主治医の先生がそんなことをいきなり言っていた。
いや、その前からなんか言ってたのかもしれない。
でも、突然のことに頭がついていけなくて、
その言葉しか頭に入ってこなかった。

「先生、ウソですよね?」

病院の先生がウソなんか言うわけないと分かっていても、
そう言わずにはいられなかった。
頭が真っ白になりすぎて、涙なんか流れなくて、
“悲しい”なんていう感情ですら出てこなかった。

「病名は難しいから、言わないでおくよ。
でも、自分が病気なんだってことは自覚しておいてね。」

早々と話を進めていく先生。

「今は初期症状の指の痙攣とかしか出てないけど、
これから記憶障害っていうのが出始めると思うから
頭にだけ一応、入れておいてね。」

病気の説明なんかされても理解はできなくて、

「記憶障害ってどんなことが起きるんですか?」

今の記憶が無くなっちゃうなんて言わないで。
お願いだから。
そんな思いは見事に打ち砕かれた。

「今、覚えられていることを徐々に忘れていっちゃったり、
症状が進めば、直前までにやっていたことまで忘れてしまう。
って感じかな。」

そんなの困るよ。
なんで私なんだろう。
神様は不公平だ。

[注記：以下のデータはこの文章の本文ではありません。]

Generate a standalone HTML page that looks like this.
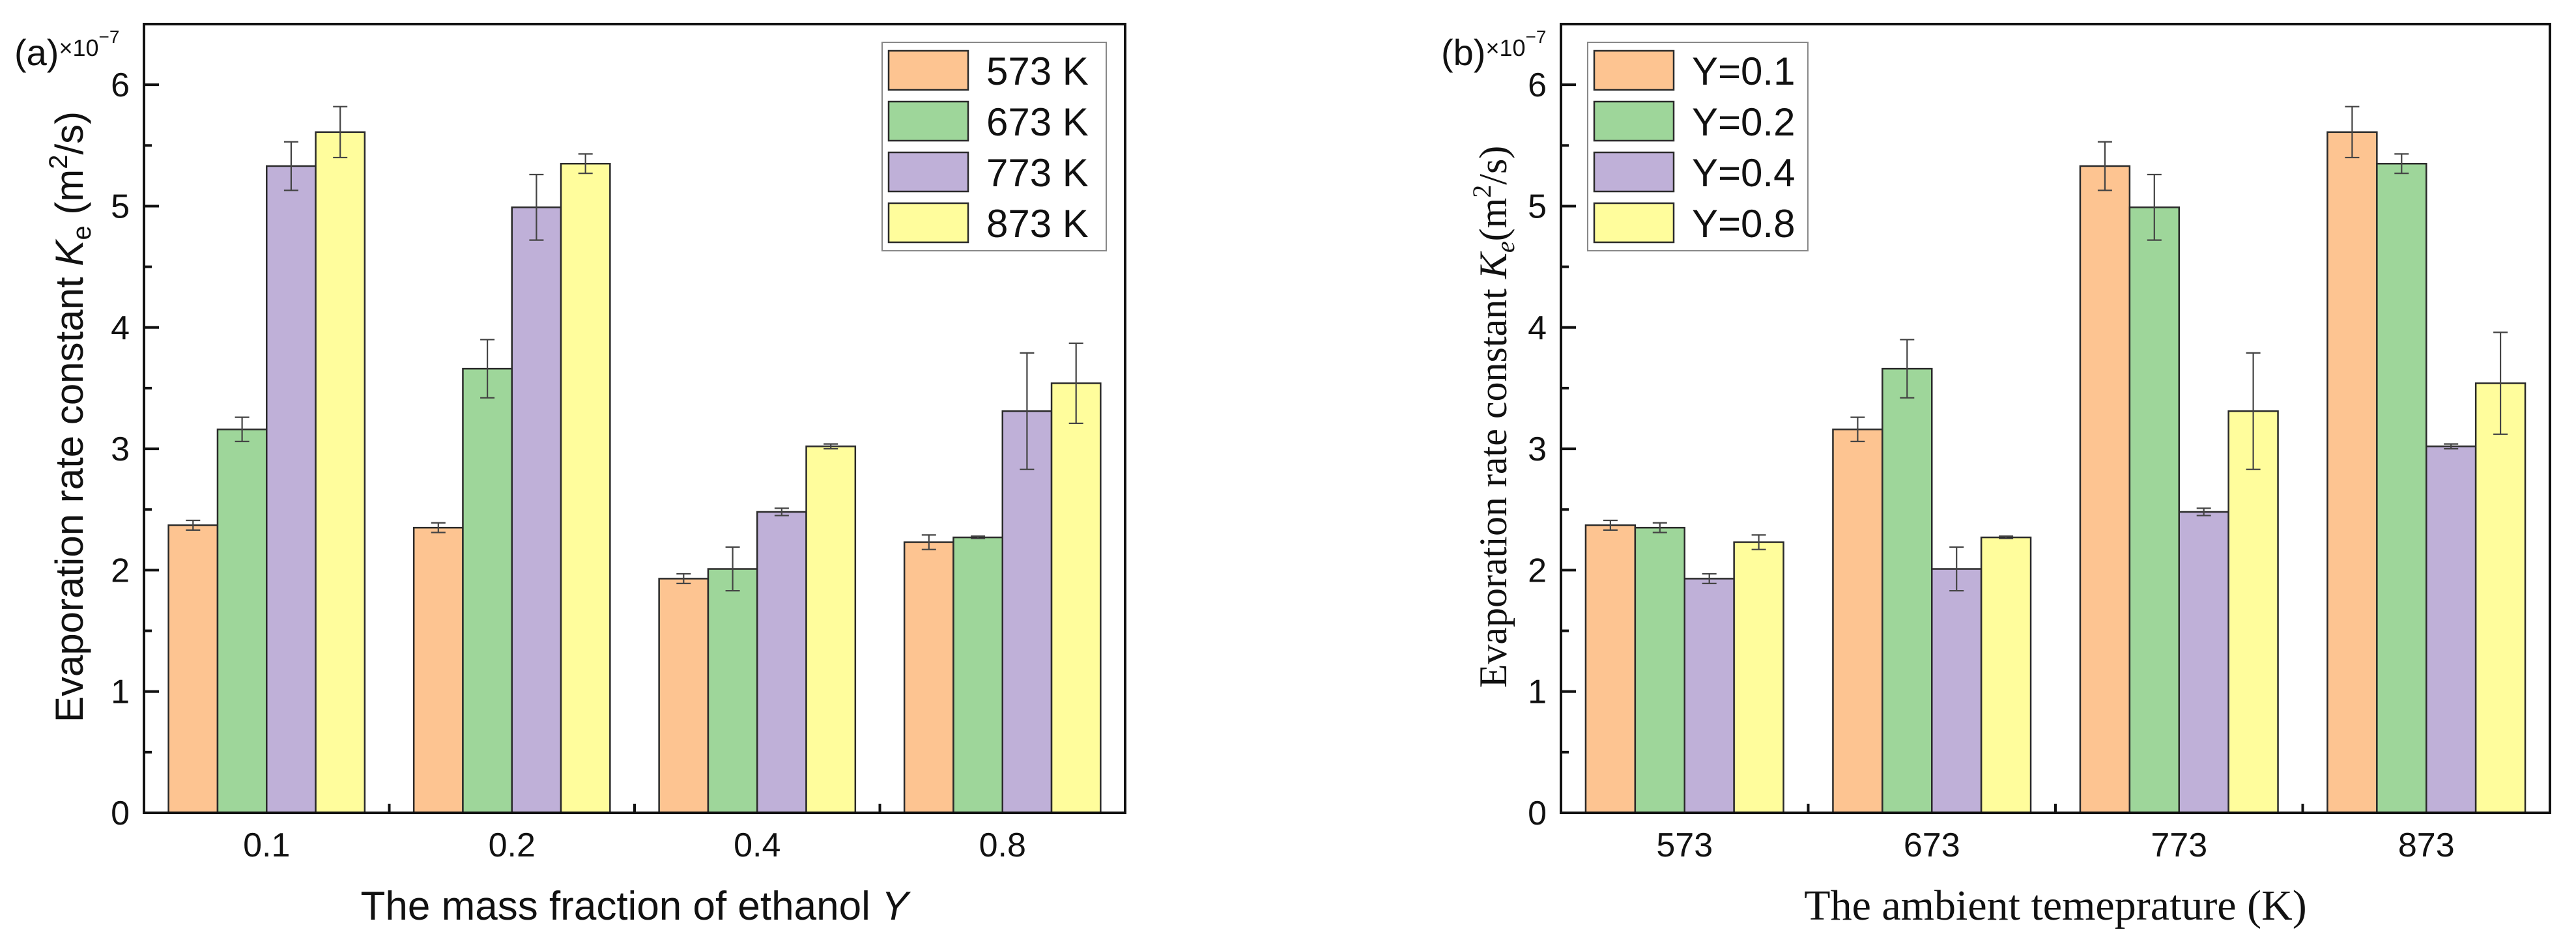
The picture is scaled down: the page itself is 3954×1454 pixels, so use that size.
<!DOCTYPE html>
<html><head><meta charset="utf-8">
<style>
html,body{margin:0;padding:0;background:#fff;}
svg{display:block;}
</style></head>
<body>
<svg id="fig" width="3954" height="1454" viewBox="0 0 3954 1454" xmlns="http://www.w3.org/2000/svg"></svg>
<script>
// Panel (a): groups = ethanol mass fraction, series = temperature
const catsA = ["0.1","0.2","0.4","0.8"];
const seriesA = ["573 K","673 K","773 K","873 K"];
const valsA573 = [2.37, 2.35, 1.93, 2.23];
const valsA673 = [3.16, 3.66, 2.01, 2.27];
const valsA773 = [5.33, 4.99, 2.48, 3.31];
const valsA873 = [5.61, 5.35, 3.02, 3.54];
const errA573 = [0.04, 0.04, 0.04, 0.06];
const errA673 = [0.10, 0.24, 0.18, 0.01];
const errA773 = [0.20, 0.27, 0.03, 0.48];
const errA873 = [0.21, 0.08, 0.02, 0.33];
// Panel (b): groups = temperature, series = Y
const catsB = ["573","673","773","873"];
const seriesB = ["Y=0.1","Y=0.2","Y=0.4","Y=0.8"];
const valsB01 = [2.37, 3.16, 5.33, 5.61];
const valsB02 = [2.35, 3.66, 4.99, 5.35];
const valsB04 = [1.93, 2.01, 2.48, 3.02];
const valsB08 = [2.23, 2.27, 3.31, 3.54];
const errB01 = [0.04, 0.10, 0.20, 0.21];
const errB02 = [0.04, 0.24, 0.27, 0.08];
const errB04 = [0.04, 0.18, 0.03, 0.02];
const errB08 = [0.06, 0.01, 0.48, 0.42];
const yTicks = [0,1,2,3,4,5,6];

const colors = ["#FDC491","#9ED69A","#BFB0D8","#FFFD9C"];
const NS = "http://www.w3.org/2000/svg";
const svg = document.getElementById("fig");
function mk(tag, attrs, parent){
  const e = document.createElementNS(NS, tag);
  for (const k in attrs) e.setAttribute(k, attrs[k]);
  (parent||svg).appendChild(e);
  return e;
}
const Y0 = 1248, YTOP = 37, YMAX = 6.5;
function yScale(v){ return Y0 - v/YMAX*(Y0-YTOP); }

function panel(opt){
  const g = mk("g", {});
  
  
  const L = opt.left, R = opt.right, n = opt.cats.length;
  const step = (R-L)/n;
  const xCenter = i => L + step*(i+0.5);
  const bw = step*0.8/opt.series.length;
  // bars
  opt.series.forEach((s, si) => {
    const vals = opt.vals[si], errs = opt.errs[si];
    vals.forEach((v, ci) => {
      const x = xCenter(ci) - step*0.4 + si*bw;
      const r = mk("rect", {x:x, y:yScale(v), width:bw, height:Y0-yScale(v), fill:colors[si], stroke:"#2a2a2a", "stroke-width":2.5}, g);
      
      
      const cx = x + bw/2, e = errs[ci];
      const eb = mk("path", {d:`M${cx},${yScale(v+e)}V${yScale(v-e)}M${cx-11},${yScale(v+e)}H${cx+11}M${cx-11},${yScale(v-e)}H${cx+11}`, stroke:"#444", "stroke-width":2.2, fill:"none"}, g);
      
      
    });
  });
  // axes frame
  const fr = mk("rect", {x:L, y:YTOP, width:R-L, height:Y0-YTOP, fill:"none", stroke:"#111", "stroke-width":4}, g);
  
  
  // y ticks
  yTicks.forEach(t => {
    const y = yScale(t);
    const tk = mk("line", {x1:L, x2:L+23, y1:y, y2:y, stroke:"#111", "stroke-width":4}, g);
    
    
    const m = yScale(t+0.5);
    if (t < 6) {
      const mt = mk("line", {x1:L, x2:L+12, y1:m, y2:m, stroke:"#111", "stroke-width":4}, g);
      
      
    }
    const tl = mk("text", {x:L-22, y:y+18, "text-anchor":"end", "font-family":"Liberation Sans, Arial, sans-serif", "font-size":52, fill:"#111"}, g);
    tl.textContent = t;
    
    
  });
  // x ticks and labels
  opt.cats.forEach((c, i) => {
    if (i > 0) {
      const xb = L + step*i;
      const t = mk("line", {x1:xb, x2:xb, y1:Y0, y2:Y0-14, stroke:"#111", "stroke-width":4}, g);
      
      
    }
    const tl = mk("text", {x:xCenter(i), y:1315, "text-anchor":"middle", "font-family":"Liberation Sans, Arial, sans-serif", "font-size":52, fill:"#111"}, g);
    tl.textContent = c;
    
    
  });
  // legend
  const lb = mk("rect", {x:opt.legX, y:65, width:opt.legW, height:320, fill:"#fff", stroke:"#888", "stroke-width":2}, g);
  
  
  opt.series.forEach((s, si) => {
    const yy = 78 + si*78;
    const sw = mk("rect", {x:opt.legX+10, y:yy, width:122, height:60, fill:colors[si], stroke:"#2a2a2a", "stroke-width":2.5}, g);
    
    
    const tx = mk("text", {x:opt.legX+160, y:yy+52, "font-family":"Liberation Sans, Arial, sans-serif", "font-size":60, fill:"#111"}, g);
    tx.textContent = s;
    
    
  });
  return {g, L, R};
}

const pa = panel({name:"panel-a", left:221, right:1727, cats:catsA, series:seriesA,
  vals:[valsA573,valsA673,valsA773,valsA873], errs:[errA573,errA673,errA773,errA873],
  legX:1354, legW:344});
const pb = panel({name:"panel-b", left:2396, right:3914, cats:catsB, series:seriesB,
  vals:[valsB01,valsB02,valsB04,valsB08], errs:[errB01,errB02,errB04,errB08],
  legX:2437, legW:338});

// panel labels with multiplier
function corner(x, letter, name){
  const t = mk("text", {x:x, y:100, "font-family":"Liberation Sans, Arial, sans-serif", "font-size":56, fill:"#111"});
  
  
  const a = mk("tspan", {}, t); a.textContent = "(" + letter + ")";
  const b = mk("tspan", {"font-size":36, dy:-14}, t); b.textContent = "×10";
  const c = mk("tspan", {"font-size":28, dy:-20}, t); c.textContent = "−7";
}
corner(22, "a", "panel-a-label");
corner(2212, "b", "panel-b-label");

// y-axis titles
const ya = mk("text", {transform:"translate(127,640) rotate(-90)", "text-anchor":"middle", "font-family":"Liberation Sans, Arial, sans-serif", "font-size":60, fill:"#111"});


ya.innerHTML = 'Evaporation rate constant <tspan font-style="italic">K</tspan><tspan font-size="40" dy="12">e</tspan><tspan dy="-12"> (m</tspan><tspan font-size="40" dy="-24">2</tspan><tspan dy="24">/s)</tspan>';

const yb = mk("text", {transform:"translate(2312,640) rotate(-90)", "text-anchor":"middle", "font-family":"Liberation Serif, Times New Roman, serif", "font-size":60, fill:"#111"});


yb.innerHTML = 'Evaporation rate constant <tspan font-style="italic">K</tspan><tspan font-size="40" font-style="italic" dy="12">e</tspan><tspan dy="-12">(m</tspan><tspan font-size="40" dy="-24">2</tspan><tspan dy="24">/s)</tspan>';

// x-axis titles
const xa = mk("text", {x:974, y:1412, "text-anchor":"middle", "font-family":"Liberation Sans, Arial, sans-serif", "font-size":62, fill:"#111"});


xa.innerHTML = 'The mass fraction of ethanol  <tspan font-style="italic">Y</tspan>';

const xb = mk("text", {x:3155, y:1412, "text-anchor":"middle", "font-family":"Liberation Serif, Times New Roman, serif", "font-size":66, fill:"#111"});


xb.textContent = 'The ambient temeprature (K)';
</script>
</body></html>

なんてことも思った。

「でも、年々の進行状態を見ていると、
予想生存率を上回ることが多いから、あくまでも予想だと思ってて、ね?」

そんなこと言われても分からないよ。
予想でもみんなより早く死んじゃうんでしょ?
信じられるわけないじゃん。

「今日、伝えることはこれくらいかな。
また後日、なんかあったら病院のほうに連絡してね。」

「はい。」

最後はなんとなく返事しただけだった。

「ありがとうございました。」


とりあえず、学校に行こう。
遅刻してでも今は行きたいから。
そんなことを思いながら、学校までの道を歩く。